Part 1, Section 1: Soil Management
Tillage erosion is a form of erosion that is receiving increased attention. Tillage erosion moves soil from the top of the field downward, exposing subsoil at the crest while burying soil at the bottom. After many years of tillage, topsoil accumulates at the bottom of the slope. If tillage erosion continues, exposed and eroded subsoil from upslope will eventually cover this topsoil at the bottom of the slope. With tillage erosion, no soil has to leave the field, but the effects for productivity and increased yield variability can be very significant. Exposed subsoil has unfavorable properties for crop growth (50 percent yield reduction is not uncommon on clay knobs), but it still takes the same amount of inputs such as seed, fertilizer and herbicides. Because crop growth is poor, the soil is not protected from water erosion, and weeds have a greater chance to become a problem in these areas. Tillage erosion delivers soil from upper slope positions to the lower parts of the slope where water erosion tends to be more important, so tillage erosion tends to reinforce water erosion (Figure 1.1-4).

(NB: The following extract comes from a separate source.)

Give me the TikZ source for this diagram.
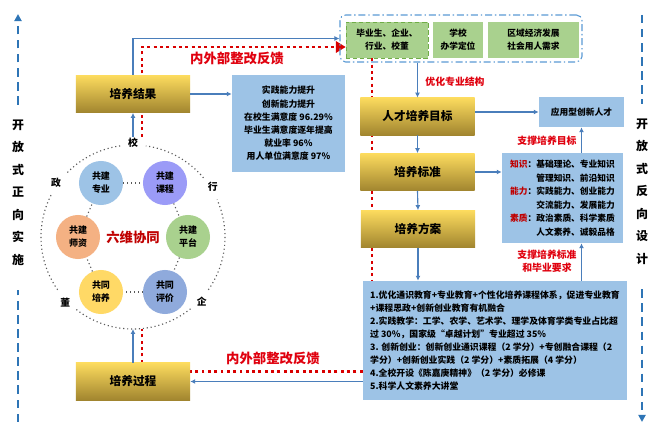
\documentclass[tikz,border=0pt]{standalone}
\usepackage{fontspec}
\setmainfont{Noto Sans CJK SC}
\usetikzlibrary{arrows.meta}
\usetikzlibrary{backgrounds}
\definecolor{goldtop}{HTML}{FCDB5E}
\definecolor{goldbot}{HTML}{A1852F}
\definecolor{paleblue}{HTML}{9DC3E6}
\definecolor{leafgreen}{HTML}{A9D18E}
\definecolor{leafedge}{HTML}{70AD47}
\definecolor{frameblue}{HTML}{5B9BD5}
\definecolor{linkblue}{HTML}{4A7EBB}
\definecolor{sideblue}{HTML}{2E75B6}
\definecolor{fbred}{HTML}{D90000}
\definecolor{tagred}{HTML}{E0000E}
\definecolor{darkred}{HTML}{C00000}
\definecolor{petalzy}{HTML}{9DC3E6}
\definecolor{petalkc}{HTML}{9B9BF7}
\definecolor{petalpt}{HTML}{A9D18E}
\definecolor{petalpj}{HTML}{8FAADC}
\definecolor{petalpy}{HTML}{FFD966}
\definecolor{petalsz}{HTML}{F4B183}

\begin{document}
\begin{tikzpicture}[x=0.025cm,y=-0.025cm,
goldbox/.style={top color=goldtop,bottom color=goldbot,minimum width=2.85cm,minimum height=0.93cm,font=\fontsize{8.3pt}{10pt}\selectfont\bfseries},
infobox/.style={fill=paleblue,align=center,inner sep=0pt},
greenbox/.style={fill=leafgreen,align=center,minimum height=0.9cm,inner sep=0pt,font=\fontsize{6.2pt}{9.3pt}\selectfont\bfseries},
petal/.style={circle,minimum size=1.1cm,inner sep=0pt,align=center,font=\fontsize{6.4pt}{9.3pt}\selectfont\bfseries},
link/.style={draw=linkblue,line width=0.8pt,-{Latex[length=3.5pt,width=3.5pt]}},
feedback/.style={draw=fbred,line width=2.1pt,dash pattern=on 2.1pt off 2.4pt},
ringline/.style={draw=black!65,line width=0.8pt,dotted},
sidearrow/.style={draw=sideblue,line width=1.4pt,dash pattern=on 6pt off 4pt},
sidetext/.style={align=center,font=\fontsize{8.5pt}{16pt}\selectfont\bfseries},
redtag/.style={text=tagred,align=center,font=\fontsize{7pt}{9.3pt}\selectfont\bfseries},
bigtag/.style={text=tagred,font=\fontsize{9.5pt}{11pt}\selectfont\bfseries}
]
\useasboundingbox (0,0) rectangle (654,433);

% side labels
\node[sidetext] (fwd) at (18,192.5) {开\\放\\式\\正\\向\\实\\施};
\node[sidetext] (bwd) at (642,191.5) {开\\放\\式\\反\\向\\设\\计};
\coordinate (fwdtop) at (18,14);
\coordinate (fwdbot) at (18,422);
\coordinate (bwdtop) at (642,15);
\coordinate (bwdbot) at (642,422);
\draw[sidearrow,-{Triangle[length=5pt,width=5pt]}] ([yshift=0.25cm]fwd.north) -- (fwdtop);
\draw[sidearrow] (fwdbot) -- ([yshift=-0.5cm]fwd.south);
\draw[sidearrow] (bwdtop) -- ([yshift=0.25cm]bwd.north);
\draw[sidearrow,-{Triangle[length=5pt,width=5pt]}] ([yshift=-0.5cm]bwd.south) -- (bwdbot);

% six petals
\coordinate (hub) at (133,237);
\coordinate (ringbot) at ([shift={(-90:2.3cm)}]hub);
\foreach \a/\b in {40/82,98/137,153/216,-128/-51,-35/24}
  \draw[ringline] ([shift={(\a:2.3cm)}]hub) arc[start angle=\a,end angle=\b,radius=2.3cm];
\foreach \ang/\txt/\nm in {90/校/xiao,32/行/hang,-43/企/qi,-136/董/dong,145/政/zheng}
  \node[font=\fontsize{7pt}{8pt}\selectfont\bfseries,inner sep=1pt] (\nm) at ([shift={(\ang:2.35cm)}]hub) {\txt};
\node[petal,fill=petalzy] (zy) at (101,183) {共建\\专业};
\node[petal,fill=petalkc] (kc) at (165,183) {共建\\课程};
\node[petal,fill=petalpt] (pt) at (188,237) {共建\\平台};
\node[petal,fill=petalpj] (pj) at (165,292) {共同\\评价};
\node[petal,fill=petalpy] (py) at (101,292) {共同\\培养};
\node[petal,fill=petalsz] (sz) at (78,237) {共建\\师资};
\foreach \a/\b in {zy/kc,kc/pt,pt/pj,pj/py,py/sz,sz/zy}
  \draw[ringline] (\a) -- (\b);
\node[text=darkred,font=\fontsize{9.5pt}{11pt}\selectfont\bfseries] (synergy) at (hub) {六维协同};

% boxes
\node[goldbox] (result) at (133,94) {培养结果};
\node[infobox,minimum width=2.825cm,minimum height=2.425cm,font=\fontsize{6.3pt}{9.4pt}\selectfont\bfseries] (gains) at (288.5,123.5) {实践能力提升\\创新能力提升\\在校生满意度 96.29\%\\毕业生满意度逐年提高\\就业率 96\%\\用人单位满意度 97\%};
\node[draw=frameblue,line width=0.8pt,dash pattern=on 5pt off 2pt on 1pt off 2pt,rounded corners=4pt,minimum width=6.05cm,minimum height=1.175cm] (stake) at (461,38.5) {};
\node[greenbox,minimum width=2.05cm,draw=leafedge,densely dashed] (grad) at (387,40) {毕业生、企业、\\行业、校董};
\node[greenbox,minimum width=1.25cm] (school) at (458,40) {学校\\办学定位};
\node[greenbox,minimum width=2.275cm] (region) at (533.5,40) {区域经济发展\\社会用人需求};
\node[goldbox] (goal) at (417.5,116.5) {人才培养目标};
\node[infobox,minimum width=2.125cm,minimum height=0.75cm,font=\fontsize{6.2pt}{8pt}\selectfont\bfseries] (talent) at (581.5,112) {应用型创新人才};
\node[goldbox] (standard) at (417.5,172) {培养标准};
\node[infobox,minimum width=3.025cm,minimum height=2.25cm,align=left,font=\fontsize{6.2pt}{9.6pt}\selectfont\bfseries] (quality) at (562.5,198) {\textcolor{darkred}{知识}：基础理论、专业知识\\
\phantom{知识：}管理知识、前沿知识\\
\textcolor{darkred}{能力}：实践能力、创业能力\\
\phantom{能力：}交流能力、发展能力\\
\textcolor{darkred}{素质}：政治素质、科学素质\\
\phantom{素质：}人文素养、诚毅品格};
\node[goldbox] (plan) at (418,229) {培养方案};
\node[infobox,minimum width=6.6cm,minimum height=2.975cm,align=left,font=\fontsize{6.3pt}{9.2pt}\selectfont\bfseries] (measures) at (495,340.5) {1.优化通识教育+专业教育+个性化培养课程体系，促进专业教育\\
+课程思政+创新创业教育有机融合\\
2.实践教学：工学、农学、艺术学、理学及体育学类专业占比超\\
过 30\%，国家级“卓越计划”专业超过 35\%\\
3. 创新创业：创新创业通识课程（2 学分）+专创融合课程（2\\
学分）+创新创业实践（2 学分）+素质拓展（4 学分）\\
4.全校开设《陈嘉庚精神》（2 学分）必修课\\
5.科学人文素养大讲堂};
\node[goldbox] (process) at (133,381.5) {培养过程};

% red tags
\node[bigtag] (fbtop) at (237,58) {内外部整改反馈};
\node[bigtag] (fbbot) at (273,358) {内外部整改反馈};
\node[redtag] (optimize) at (455,82) {优化专业结构};
\node[redtag] (supgoal) at (547,141) {支撑培养目标};
\node[redtag] (supstd) at (547,261.5) {支撑培养标准\\和毕业要求};

% connectors
\draw[link] (result.east) -- (result.east -| gains.west);
\draw[link] (result.north) |- (stake.west);
\draw[link] (xiao.north) -- (result.south);
\draw[link] (process.north) -- (ringbot);
\draw[link] (goal.north |- stake.south) -- (goal.north);
\draw[link] (goal.east |- talent.west) -- (talent.west);
\draw[link] (goal.south) -- (standard.north);
\draw[link] (standard.east) -- (standard.east -| quality.west);
\draw[link] (standard.south) -- (plan.north);
\draw[link] (plan.south) -- (plan.south |- measures.north);
\draw[link] (talent.south |- measures.north) -- (talent.south |- quality.south);
\draw[link] (talent.south |- quality.north) -- (talent.south);
\draw[link] (measures.west |- process.east) -- (process.east);

% feedback loop
\begin{scope}[on background layer]
\fill[white] (0,0) rectangle (654,433);
\draw[feedback,-{Triangle[length=7pt,width=8pt]}] ([xshift=0.225cm]xiao.north) |- ([yshift=-0.175cm]grad.west);
\draw[feedback] ([xshift=-0.375cm]grad.south) -- ([xshift=-0.375cm]grad.south |- measures.north);
\draw[feedback] ([yshift=0.25cm]measures.west |- process.east) -- ([yshift=0.25cm]process.east);
\draw[feedback] ([xshift=0.225cm]process.north) -- ([xshift=0.225cm]ringbot);
\end{scope}

\end{tikzpicture}
\end{document}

Unfortunately, many practices that have been promoted to control water erosion do nothing to control tillage erosion. For example, it is suggested that chisel plows cause as much tillage erosion as moldboard plows. Field cultivators can also move substantial amounts of soil. Leaving crop residue at the surface does not control tillage erosion. Narrow contour strips, often promoted on steep slopes to control water erosion, favor tillage erosion because at the top of each strip topsoil is slowly plowed away, exposing subsoil, while soil accumulates at the bottom of each strip. The narrower the strips, the more subsoil can be exposed.
The best solution to control tillage erosion is to eliminate tillage. With the use of continuous no-till systems, tillage erosion can be completely eliminated. If tillage is still part of the crop production system, all unnecessary tillage trips should be eliminated, speed reduced (especially downhill), and tillage tools set to the shallowest depth possible. Down-hill plowing should be avoided. Plowing on the contour causes less tillage erosion, whereas plowing uphill causes the least (although it doesn’t totally eliminate tillage erosion like no-till). It is beneficial to turn soil uphill with contour tillage, but this is practically impossible if slopes exceed 17 percent. Running the tillage tool at constant depth and speed is recommended to limit tillage erosion (so don’t reduce tillage depth or slow down on clay knobs or rock outcroppings). This often means additional horsepower is required to pull the tillage tool, which can result in damage to tillage equipment. The final solution to “solve” tillage erosion is to transport topsoil from depositional areas to hill crests to remediate clay knobs and rock outcroppings.